It doesn't take an "Orchestrated Campaign" to Know....
If you wonder where this "orchestrated campaign" line comes from, look no further than the Daily Telegraph, which has characterized historian Ron Rosenbaum's critical review of The Reader as a cabal set to deny Kate Winslet an Oscar.
I don't agree with Rosenbaum on much, but the characterization of an article in a newspaper as an "orchestrated campaign" strikes me as well, anti-semitic. After all, therewere actual demonstrations against Milk - and I haven't seen any coverage of that at all, except that Sean Penn mentioned people with "hateful signs" outside the theater in in his acceptance speech for Best Actor.
But the theme of two of this year's awards seem to be that for the Oscars, anything that even mentions the Holocaust will do.
The obvious one is The Reader, aka, "the poor little Nazi": Anthony Lane's reviewin the New Yorker back in December said what needed to be said:
[the novel it was based on] was pernicious from the start—a low-grade musing on atrocity, garnished with erotic titillation... Imprisoned for life, Hanna must read to herself, but are we really supposed to be moved by the thought—or now, in Daldry’s film, by the sight—of an unrepentant Nazi parsing Chekhov? That is not culturally nourishing; it is morally famished. There is a fine scene, near the end, when a survivor of Hanna’s crimes (the great Lena Olin) tells the middle-aged Michael (Ralph Fiennes) that “nothing came out of the camps,” that they “weren’t therapy.” Quite true, so why has the film pretended otherwise?

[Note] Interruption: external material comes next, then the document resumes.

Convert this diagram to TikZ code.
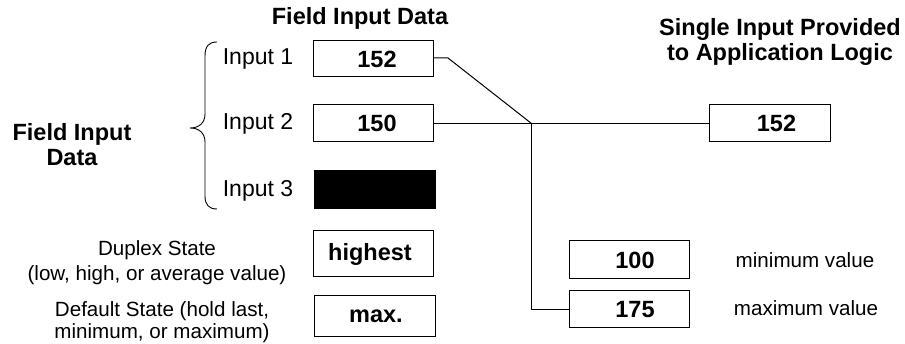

The less known Holocaust movie award winner this year was a German film called Spielzeugland (Toyland) - which may be among the most mawkish and manipulative few minutes of film anywhere. The story? During the war, A German and a Jewish family live next door to each other and the two young children take piano lessons together. One day, the German mother tells her son that the family next door must go away, he asks where and she answers, "to toyland." Little Heinrich sneaks out of bed and tries to join the family as they leave for the camps, thinking fun awaits. His mother finds him missing and goes on a search for him. Finally, the SS actually let the haus frau right onto one of the Auschwitz-bound trains, where she does not find her own son, but rescues the neighbor's child, pretending he is hers. (Heinrich wound up somewhere else). The two boys grow up in wartime Germany together as brothers and both survive the war. Presumably, the neighbors never rat them out. hmmm. It doesn't matter: a Holocaust film with a happy ending. As Art Spiegelman said when Schindler's list won, “The main dream image the movie evokes for me is an image of 6 million emaciated Oscar award statuettes hovering like angels in the sky, all wearing striped uniforms.”
Beyond the larger historical or moral problems, it's disappointing because not only were their great performances in good films (like Ann Hathaway in Rachel Getting Married and Melissa Leo in Frozen River) but there some quite good live-action shorts this year. One was the unnerving Auf Der Strecke (On the Line), which (unlike the Reader) showed real moral complexity. Another was the very artful Manon Sur le Bitume (Manon on the Asphalt) which developed several characters in such a short time that I found it simply brilliant. Similarly deft was New Boy, which won the Tribeca Film Festival short film award last year.
But no, the Oscar goes to: A hackneyed, completely unbelievable Holocaust tear-jerker!